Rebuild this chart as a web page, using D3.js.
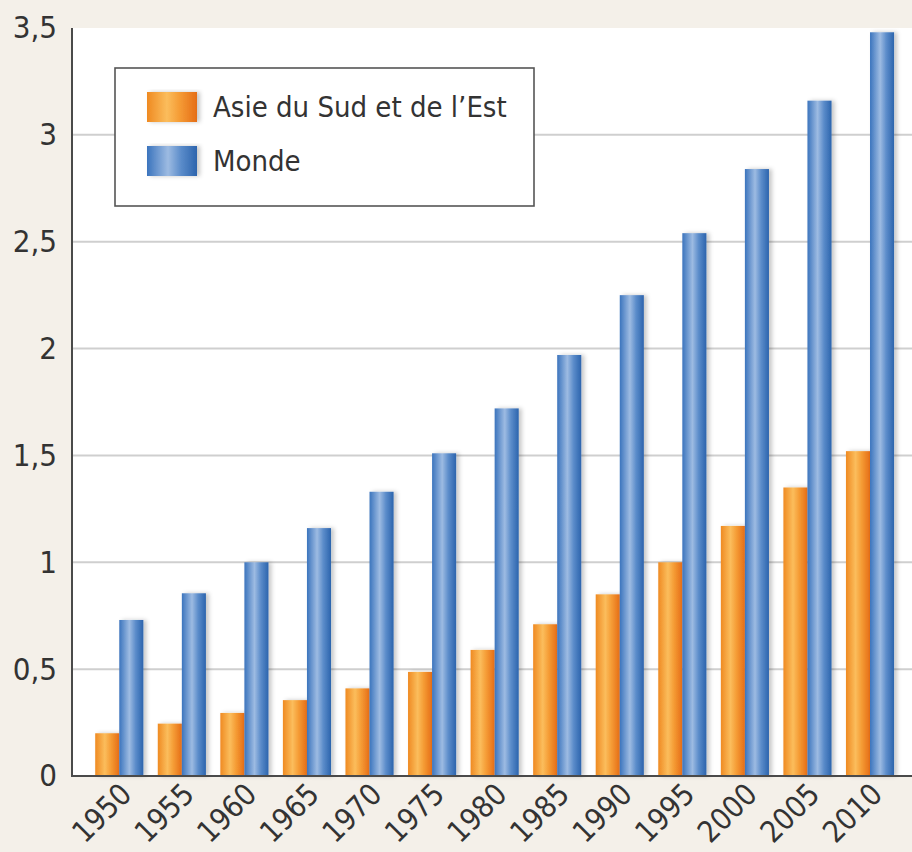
<!DOCTYPE html>
<html>
<head>
<meta charset="utf-8">
<script src="https://cdn.jsdelivr.net/npm/d3@7"></script>
<style>
  html, body { margin: 0; padding: 0; background: #f4f0e9; }
  svg { display: block; }
  text { font-family: "Liberation Sans Narrow", "DejaVu Sans Condensed", "Roboto Condensed", sans-serif; fill: #333; }
</style>
</head>
<body>
<svg id="chart" width="912" height="852"></svg>
<script>
const years = ["1950","1955","1960","1965","1970","1975","1980","1985","1990","1995","2000","2005","2010"];
const asie  = [0.20, 0.245, 0.295, 0.355, 0.41, 0.487, 0.59, 0.71, 0.85, 1.0, 1.17, 1.35, 1.52];
const monde = [0.73, 0.855, 1.0, 1.16, 1.33, 1.51, 1.72, 1.97, 2.25, 2.54, 2.84, 3.16, 3.48];
const seriesNames = ["Asie du Sud et de l’Est", "Monde"];
const yTicks = [0, 0.5, 1, 1.5, 2, 2.5, 3, 3.5];

const svg = d3.select("#chart");
const plot = {left: 72, right: 912, top: 28, bottom: 776};

const defs = svg.append("defs");
function grad(id, stops) {
  const g = defs.append("linearGradient").attr("id", id).attr("x1", "0%").attr("x2", "100%").attr("y1", "0%").attr("y2", "0%");
  stops.forEach(([o, c]) => g.append("stop").attr("offset", o).attr("stop-color", c));
}
grad("gOrange", [["0%", "#ef8a22"], ["40%", "#fbbd5c"], ["65%", "#f59c35"], ["100%", "#e56d17"]]);
grad("gBlue", [["0%", "#3b74bd"], ["42%", "#9dbbe2"], ["68%", "#5b8cca"], ["100%", "#2c64ad"]]);
const f = defs.append("filter").attr("id", "shadow").attr("x", "-30%").attr("y", "-10%").attr("width", "170%").attr("height", "130%");
f.append("feDropShadow").attr("dx", 3).attr("dy", 0).attr("stdDeviation", 2).attr("flood-color", "#000").attr("flood-opacity", 0.22);

svg.append("rect").attr("x", plot.left).attr("y", plot.top)
  .attr("width", plot.right - plot.left).attr("height", plot.bottom - plot.top).attr("fill", "#ffffff");

const x = d3.scaleBand().domain(years).range([88, 901.3]).paddingInner(0).paddingOuter(0);
const xs = d3.scaleBand().domain(seriesNames).range([0, x.bandwidth()]).paddingInner(0).paddingOuter(0.30);
const y = d3.scaleLinear().domain([0, 3.5]).range([plot.bottom, plot.top]);

svg.append("g").selectAll("line").data(yTicks.filter(t => t > 0 && t < 3.5)).join("line")
  .attr("x1", plot.left).attr("x2", plot.right)
  .attr("y1", d => y(d)).attr("y2", d => y(d))
  .attr("stroke", "#cfcfcf").attr("stroke-width", 2);

const yAxis = d3.axisLeft(y).tickValues(yTicks).tickSize(0).tickPadding(15)
  .tickFormat(d => String(d).replace(".", ","));
const gy = svg.append("g").attr("transform", `translate(${plot.left},0)`).call(yAxis);
gy.select(".domain").remove();
gy.selectAll("text").style("font-size", "31px").attr("fill", "#333")
  .style("font-family", '"Liberation Sans Narrow", "DejaVu Sans Condensed", sans-serif');

const data = years.map((yr, i) => ({year: yr, vals: [asie[i], monde[i]]}));
const groups = svg.append("g").selectAll("g").data(data).join("g")
  .attr("transform", d => `translate(${x(d.year)},0)`);
groups.selectAll("rect").data(d => d.vals.map((v, j) => ({name: seriesNames[j], v, j}))).join("rect")
  .attr("x", d => xs(d.name)).attr("width", xs.bandwidth())
  .attr("y", d => y(d.v)).attr("height", d => y(0) - y(d.v))
  .attr("fill", d => d.j === 0 ? "url(#gOrange)" : "url(#gBlue)")
  .attr("filter", "url(#shadow)");

svg.append("line").attr("x1", plot.left).attr("x2", plot.left).attr("y1", plot.top).attr("y2", plot.bottom + 1)
  .attr("stroke", "#4a4a4a").attr("stroke-width", 2);
svg.append("line").attr("x1", plot.left - 1).attr("x2", plot.right).attr("y1", plot.bottom).attr("y2", plot.bottom)
  .attr("stroke", "#4a4a4a").attr("stroke-width", 2);

const xAxis = d3.axisBottom(x).tickSize(0).tickPadding(0);
const gx = svg.append("g").attr("transform", `translate(0,${plot.bottom})`).call(xAxis);
gx.select(".domain").remove();
gx.selectAll("text")
  .attr("text-anchor", "end")
  .attr("dy", 0).attr("y", 0)
  .attr("transform", "translate(14,20) rotate(-45)")
  .style("font-size", "30px").attr("fill", "#333")
  .style("font-family", '"Liberation Sans Narrow", "DejaVu Sans Condensed", sans-serif');

const lg = svg.append("g").attr("transform", "translate(115,68)");
lg.append("rect").attr("x", 0).attr("y", 0).attr("width", 419).attr("height", 138)
  .attr("fill", "#fff").attr("stroke", "#555").attr("stroke-width", 1.6);
seriesNames.forEach((name, i) => {
  const row = lg.append("g").attr("transform", `translate(32,${24 + i * 54})`);
  row.append("rect").attr("width", 50).attr("height", 30)
    .attr("fill", i === 0 ? "url(#gOrange)" : "url(#gBlue)").attr("filter", "url(#shadow)");
  row.append("text").attr("x", 66).attr("y", 15).attr("dy", "0.36em")
    .style("font-size", "29px").text(name);
});
</script>
</body>
</html>
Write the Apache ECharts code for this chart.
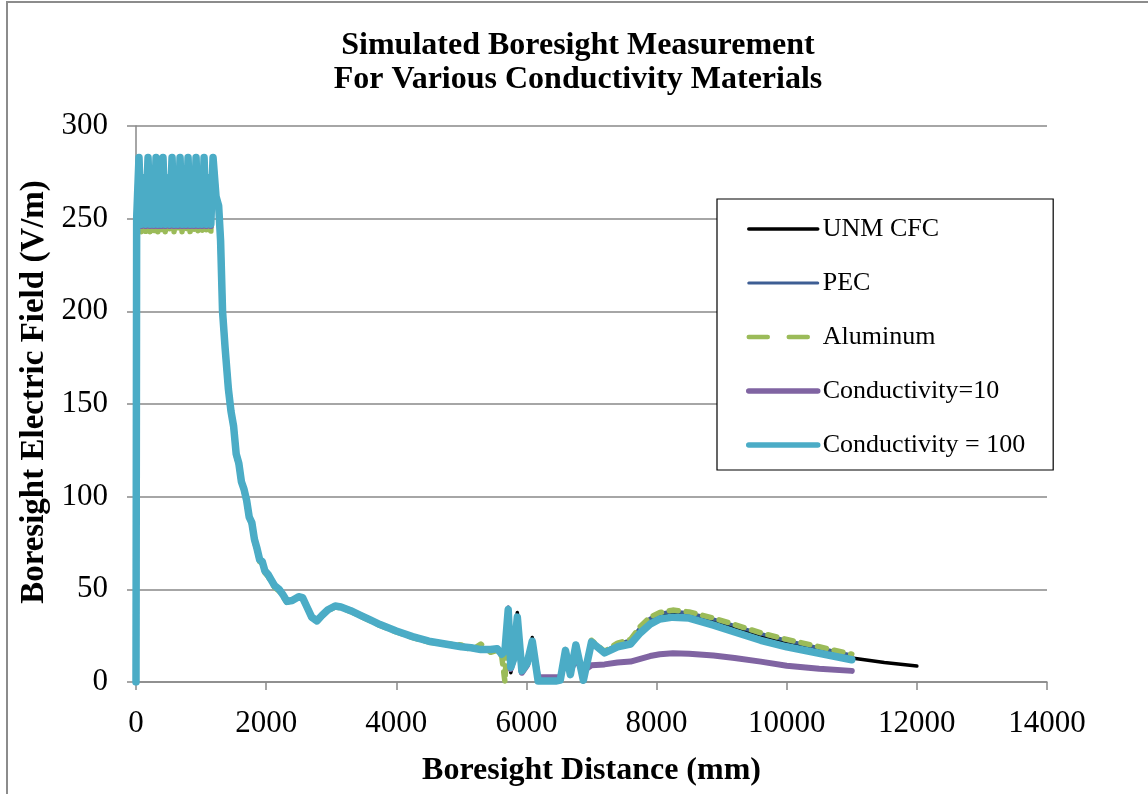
<!DOCTYPE html>
<html>
<head>
<meta charset="utf-8">
<script src="https://cdn.jsdelivr.net/npm/echarts@6/dist/echarts.min.js"></script>
<style>
html,body{margin:0;padding:0;background:#fff;}
#chart{width:1148px;height:794px;}
</style>
</head>
<body>
<div id="chart"></div>
<script>
// ---- data (mm, V/m) ----
const seriesNames = ['UNM CFC', 'PEC', 'Aluminum', 'Conductivity=10', 'Conductivity = 100'];
const xTicks = [0, 2000, 4000, 6000, 8000, 10000, 12000, 14000];
const yTicks = [0, 50, 100, 150, 200, 250, 300];

const distanceMm = [
  0, 10,
  46, 81, 115, 150, 185, 216, 246, 277, 308, 335, 362, 388, 415, 450, 485, 519, 554, 585, 615, 646,
  677, 708, 738, 769, 800, 831, 862, 892, 923, 954, 985, 1015, 1046, 1080, 1115, 1150, 1184,
  1230, 1270, 1300, 1330, 1370, 1420, 1460, 1500, 1540, 1580, 1620, 1660, 1700, 1740, 1780, 1820, 1860, 1900, 1940, 1980, 2030, 2080, 2130, 2200, 2260, 2320,
  2400, 2500, 2560, 2620, 2700, 2780, 2860, 2950, 3060, 3150, 3300, 3450, 3600, 3750, 4000, 4250, 4500, 4750, 5000, 5150, 5300, 5450,
  5550, 5620, 5670, 5720, 5760, 5800, 5860, 5930, 6010, 6090, 6180, 6300, 6450, 6520, 6600, 6675, 6760, 6875, 7000, 7200,
  7400, 7600, 7750, 7900, 8050, 8250, 8500, 8875, 9200, 9600, 10000, 10500, 11000
];

const unmCfcField = [
  0, 250,
  283, 246, 272, 246, 283, 246, 272, 246, 283, 246, 272, 246, 283, 246, 272, 246, 283, 246, 272, 246,
  283, 246, 272, 246, 283, 246, 272, 246, 283, 246, 272, 246, 283, 246, 272, 246, 283,
  263, 258, 238, 200, 180, 158, 146, 138, 123, 118, 108, 104, 98, 89, 86, 77, 72, 66, 65, 60, 58, 55, 52, 50, 47, 43.5,
  44, 46, 45.5, 41, 35, 33, 36, 39, 41.5, 41, 39, 36.5, 34, 31.5, 28, 25, 22.5, 21, 19.5, 19, 18, 18,
  18, 15, 17, 38, 5, 12, 37.5, 6, 10, 24, 0.5, 0.5, 0.5, 1, 18, 4, 20, 0, 21.5, 16,
  20, 21.8, 28.5, 33, 35.5, 36.5, 36, 32.5, 29, 24.5, 21, 17, 13
];
const unmCfcTailMm = [11000, 11500, 12000];
const unmCfcTailField = [13, 10.5, 8.6];

const pecField = [
  0, 250,
  283, 245, 272, 245, 283, 245, 272, 245, 283, 245, 272, 245, 283, 245, 272, 245, 283, 245, 272, 245,
  283, 245, 272, 245, 283, 245, 272, 245, 283, 245, 272, 245, 283, 245, 272, 245, 283,
  262, 257, 238, 200, 180, 158, 146, 138, 123, 118, 108, 104, 98, 89, 86, 77, 72, 66, 65, 60, 58, 55, 52, 50, 47, 43.5,
  44, 46, 45.5, 41, 35, 33, 36, 39, 41, 40.5, 38.5, 36, 33.5, 31, 27.5, 24.5, 22, 20.5, 19, 18.5, 17.5, 17.5,
  18.5, 15, 17, 40.5, 8, 12, 35, 6, 10, 22, 0.5, 0.5, 0.5, 1, 17.5, 4, 20.5, 1.5, 22, 16.3,
  20.7, 22.6, 29.5, 34.4, 37, 38.2, 37.2, 33.9, 30.4, 26, 22.4, 18.4, 14.4
];

const aluminumField = [
  0, 250,
  283, 243, 272, 243, 283, 243, 272, 243, 283, 243, 272, 243, 283, 243, 272, 243, 283, 243, 272, 243,
  283, 243, 272, 243, 283, 243, 272, 243, 283, 243, 272, 243, 283, 243, 272, 243, 283,
  262, 256, 237, 200, 179, 157, 145, 137, 122, 117, 107, 103, 97, 88, 85, 76, 71, 65, 64, 59, 57, 54, 51, 49, 46, 43,
  44, 45.5, 45, 40.5, 34.5, 32.5, 35.5, 38.5, 40.5, 40, 38, 35.5, 33, 30.5, 27, 24, 21.5, 20.5, 20, 17, 20.5, 16,
  17, 14, 0, 38, 8, 11, 35, 6, 10, 22, 0.5, 0.5, 0.5, 1, 17, 4, 21, 1.5, 22.5, 16.5,
  21, 23, 30, 35, 37.5, 38.8, 37.8, 34.5, 31, 26.5, 23, 19, 15
];

const cond10Field = [
  0, 250,
  283, 246, 272, 246, 283, 246, 272, 246, 283, 246, 272, 246, 283, 246, 272, 246, 283, 246, 272, 246,
  283, 246, 272, 246, 283, 246, 272, 246, 283, 246, 272, 246, 283, 246, 272, 246, 283,
  262, 257, 238, 200, 180, 158, 146, 138, 123, 118, 108, 104, 98, 89, 86, 77, 72, 66, 65, 60, 58, 55, 52, 50, 47, 43.5,
  44, 46, 45.5, 41, 35, 33, 36, 39, 41, 40.5, 38.5, 36, 33.5, 31, 27.5, 24.5, 22, 20.5, 19, 18.5, 17.5, 17.5,
  18, 15, 17, 37, 7, 12, 33, 5, 9, 20, 2.5, 2.5, 2.5, 2.5, 12, 6, 12, 6, 9, 9.5,
  10.5, 11, 12.5, 14, 15, 15.5, 15.3, 14.3, 13, 11, 8.8, 7.2, 6
];

const cond100Field = [
  0, 250,
  283, 247, 272, 247, 283, 247, 272, 247, 283, 247, 272, 247, 283, 247, 272, 247, 283, 247, 272, 247,
  283, 247, 272, 247, 283, 247, 272, 247, 283, 247, 272, 247, 283, 247, 272, 247, 283,
  262, 257, 238, 200, 180, 158, 146, 138, 123, 118, 108, 104, 98, 89, 86, 77, 72, 66, 65, 60, 58, 55, 52, 50, 47, 43.5,
  44, 46, 45.5, 41, 35, 33, 36, 39, 41, 40.5, 38.5, 36, 33.5, 31, 27.5, 24.5, 22, 20.5, 19, 18.5, 17.5, 17.5,
  18, 15, 17, 39, 8, 12, 35, 6, 10, 22, 0.5, 0.5, 0.5, 1, 17, 4, 20, 1, 21.5, 15.7,
  19, 20.5, 26.5, 31.2, 34, 35, 34.5, 30.7, 27, 22.5, 19, 15.5, 12
];

// ---- build ----
function pairs(xs, ys) { return xs.map((x, i) => [x, ys[i]]); }
const cfcData = pairs(distanceMm, unmCfcField).concat(pairs(unmCfcTailMm, unmCfcTailField).slice(1));

const serif = 'Liberation Serif, Times New Roman, serif';
const gray = '#898989';

const chart = echarts.init(document.getElementById('chart'), null, {renderer: 'canvas'});
function lineSeries(name, data, color, width, type) {
  return {
    name, type: 'line', data, symbol: 'none', showSymbol: false, smooth: false, animation: false,
    lineStyle: {color, width, type: type || 'solid', cap: 'round', join: 'round'},
    itemStyle: {color},
    emphasis: {disabled: true}
  };
}
const option = {
  animation: false,
  backgroundColor: '#fff',
  graphic: [{
    type: 'rect', shape: {x: 7, y: 2, width: 1400, height: 1000},
    style: {fill: 'none', stroke: '#8c8c8c', lineWidth: 2}, silent: true, z: -1
  }],
  title: {
    text: 'Simulated Boresight Measurement\nFor Various Conductivity Materials',
    left: 578, top: 29, textAlign: 'center', padding: 0,
    textStyle: {fontFamily: serif, fontWeight: 'bold', fontSize: 32, lineHeight: 34, color: '#000'}
  },
  grid: {left: 136, right: 101, top: 126, bottom: 112, containLabel: false},
  xAxis: {
    type: 'value', min: 0, max: 14000, interval: 2000,
    name: 'Boresight Distance (mm)', nameLocation: 'middle', nameGap: 73,
    nameTextStyle: {fontFamily: serif, fontWeight: 'bold', fontSize: 32, color: '#000'},
    axisLine: {show: true, onZero: false, lineStyle: {color: gray, width: 1.5}},
    axisTick: {show: true, inside: false, length: 8, lineStyle: {color: gray, width: 1.5}},
    axisLabel: {margin: 26, fontFamily: serif, fontSize: 31, color: '#000',
      formatter: v => (xTicks.indexOf(v) >= 0 ? String(v) : '')},
    splitLine: {show: false}
  },
  yAxis: {
    type: 'value', min: 0, max: 300, interval: 50,
    name: 'Boresight Electric Field (V/m)', nameLocation: 'middle', nameGap: 77, nameRotate: 90,
    nameTextStyle: {fontFamily: serif, fontWeight: 'bold', fontSize: 33, color: '#000', padding: [0, 0, 0, 24]},
    axisLine: {show: true, lineStyle: {color: gray, width: 1.5}},
    axisTick: {show: true, inside: false, length: 9, lineStyle: {color: gray, width: 1.5}},
    axisLabel: {margin: 28, fontFamily: serif, fontSize: 31, color: '#000',
      formatter: v => (yTicks.indexOf(v) >= 0 ? String(v) : '')},
    splitLine: {show: true, lineStyle: {color: gray, width: 1.5}}
  },
  legend: {
    orient: 'vertical', left: 717, top: 199,
    padding: [17, 28, 12, 29],
    itemWidth: 69, itemHeight: 14, itemGap: 28,
    backgroundColor: '#fff', borderColor: '#000', borderWidth: 1.2, borderRadius: 0,
    itemStyle: {opacity: 0, borderWidth: 0},
    textStyle: {fontFamily: serif, fontSize: 26, color: '#000', lineHeight: 26},
    selectedMode: false,
    data: [
      {name: seriesNames[0], lineStyle: {width: 3.5, color: '#000', cap: 'round', opacity: 1}},
      {name: seriesNames[1], lineStyle: {width: 3, color: '#3E5E94', cap: 'round', opacity: 1}},
      {name: seriesNames[2], lineStyle: {width: 4.5, color: '#9BBB59', type: [19, 21], cap: 'round', opacity: 1}},
      {name: seriesNames[3], lineStyle: {width: 5.5, color: '#8064A2', cap: 'round', opacity: 1}},
      {name: seriesNames[4], lineStyle: {width: 5.5, color: '#4BACC6', cap: 'round', opacity: 1}}
    ]
  },
  series: [
    lineSeries(seriesNames[0], cfcData, '#000000', 3.5),
    lineSeries(seriesNames[1], pairs(distanceMm, pecField), '#3E5E94', 3.5),
    lineSeries(seriesNames[2], pairs(distanceMm, aluminumField), '#9BBB59', 5.5, [9, 8]),
    lineSeries(seriesNames[3], pairs(distanceMm, cond10Field), '#8064A2', 6),
    lineSeries(seriesNames[4], pairs(distanceMm, cond100Field), '#4BACC6', 7.5)
  ]
};
chart.setOption(option);
</script>
</body>
</html>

WHAT THIS TASK INVOLVES →
Repeat exactly, and only, the lines from the one containing "Write the Apache ECharts code for this chart." through the one containing "const yTicks = [0, 50, 100, 150, 200, 250, 300];", both included, without the pictures.

RESPONSE TO THIS TASK →
Write the Apache ECharts code for this chart.
<!DOCTYPE html>
<html>
<head>
<meta charset="utf-8">
<script src="https://cdn.jsdelivr.net/npm/echarts@6/dist/echarts.min.js"></script>
<style>
html,body{margin:0;padding:0;background:#fff;}
#chart{width:1148px;height:794px;}
</style>
</head>
<body>
<div id="chart"></div>
<script>
// ---- data (mm, V/m) ----
const seriesNames = ['UNM CFC', 'PEC', 'Aluminum', 'Conductivity=10', 'Conductivity = 100'];
const xTicks = [0, 2000, 4000, 6000, 8000, 10000, 12000, 14000];
const yTicks = [0, 50, 100, 150, 200, 250, 300];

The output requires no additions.